Another Brooklyn
- Hardcover edition
- Author: Jacqueline Woodson
- Language: English
- Genre: Adult fiction
- Published: 2016
- Publisher: Amistad Press
- Publication place: United States
- Media type: Print
- Pages: 192
- ISBN: 978-0062359988

= Another Brooklyn =

2016 novel by Jacqueline Woodson

Another Brooklyn is a 2016 novel by Jacqueline Woodson. The book was written as an adult book, unlike many of the author's previous books and titles. NPR wrote that the book was "full of dreams and danger". It was nominated for the National Book Award for Fiction in 2016.

==Plot==
The story starts with August, an adult anthropologist, returning to New York to bury her father. On the subway, she encounters an old friend, and begins to reminisce. She remembers being an 8 year old girl moving with her father and younger brother to Brooklyn from Tennessee after the death of her mother. The book then follows August through her teenage years. August shares friendships with three other Brooklynites, Sylvia, Angela, and Gigi, as they walk through the neighborhoods and dream optimistically of the future, and revealing what it held in store for them. August and her friends also face dangers on the streets, and family strife of various types.

== Reviews ==
The book received many reviews. To The Washington Post, it is a "short but complex story that arises from simmering grief. It lulls across the pages like a mournful whisper." Publishers Weekly writes that it is "a vivid mural of what it was like to grow up African-American in Brooklyn during the 1970s."

NBC News wrote that it "weaves together themes of death, friendship, Black migrations, the sense of displacement that usually follows, and family." The New York Times said "the subject isn’t as much girlhood, as the haunting half-life of its memory." Kaitlyn Greenidge for The Boston Globe wrote that the book was "a love letter to loss, girlhood and home.

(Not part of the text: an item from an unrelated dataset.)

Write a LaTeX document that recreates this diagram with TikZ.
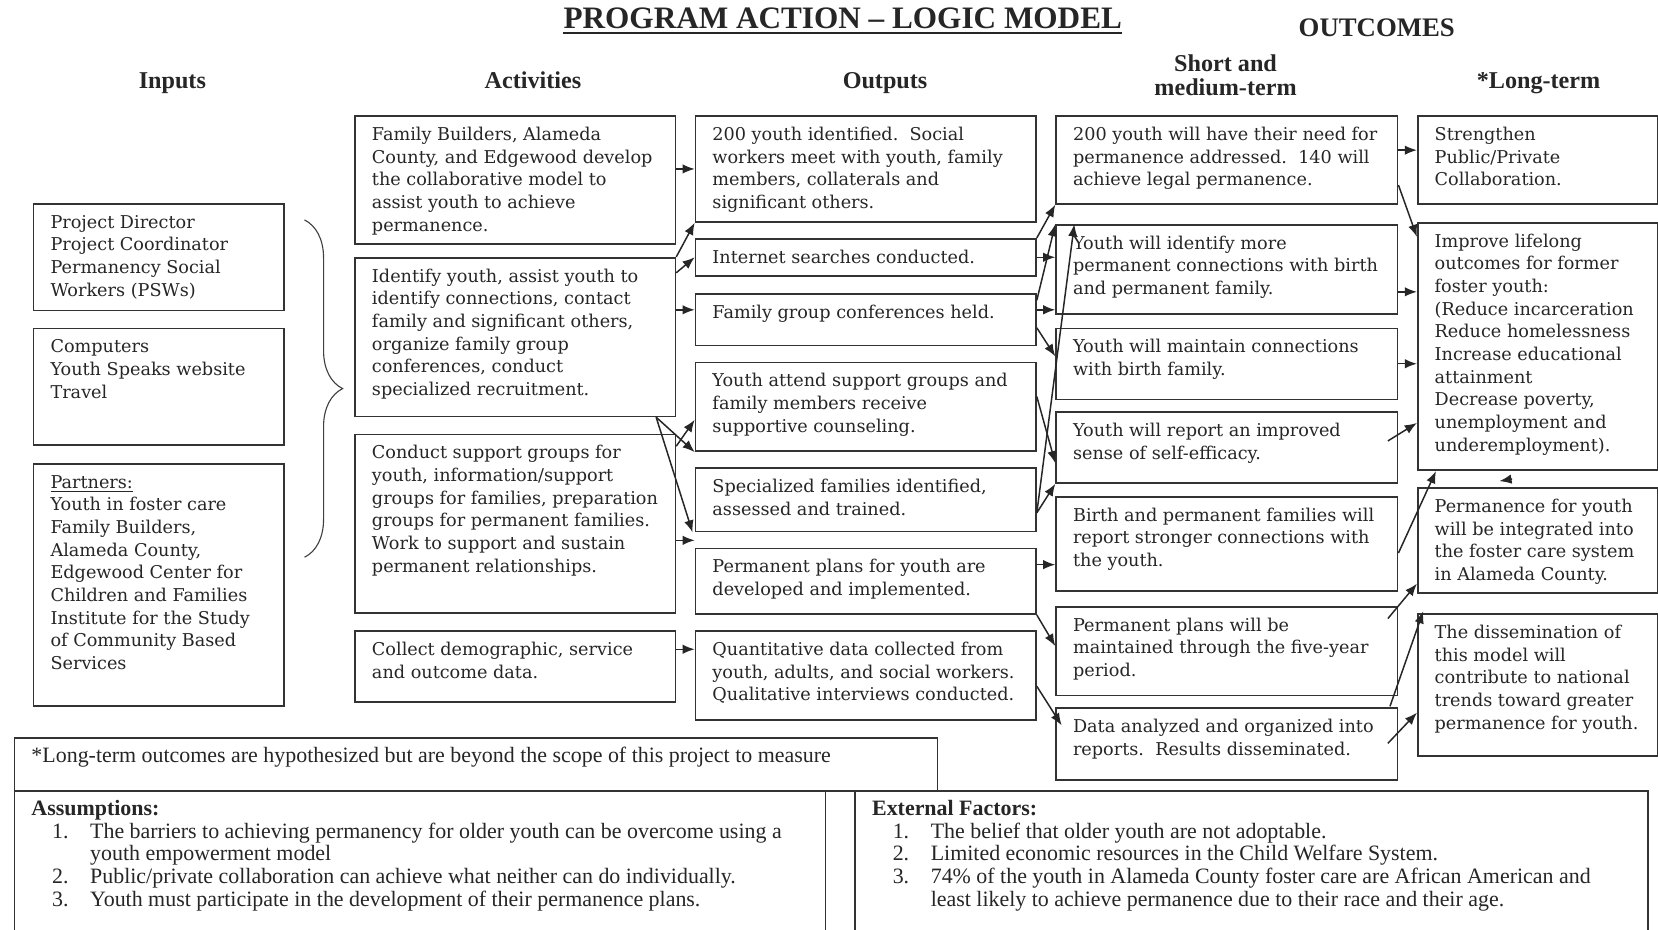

It is a lyrical, haunting exploration of family, memory and other ties that bind us to one another and the world." USA Today gave it 3 out of 4 stars.

The Los Angeles Times said that the book "joins the tradition of studying female friendships and the families we create when our own isn’t enough, like that of Toni Morrison’s 'Sula,' Tayari Jones’ 'Silver Sparrow' and 'Zami: A New Spelling of My Name' by Audre Lorde. Woodson uses her expertise at portraying the lives of children to explore the power of memory, death and friendship."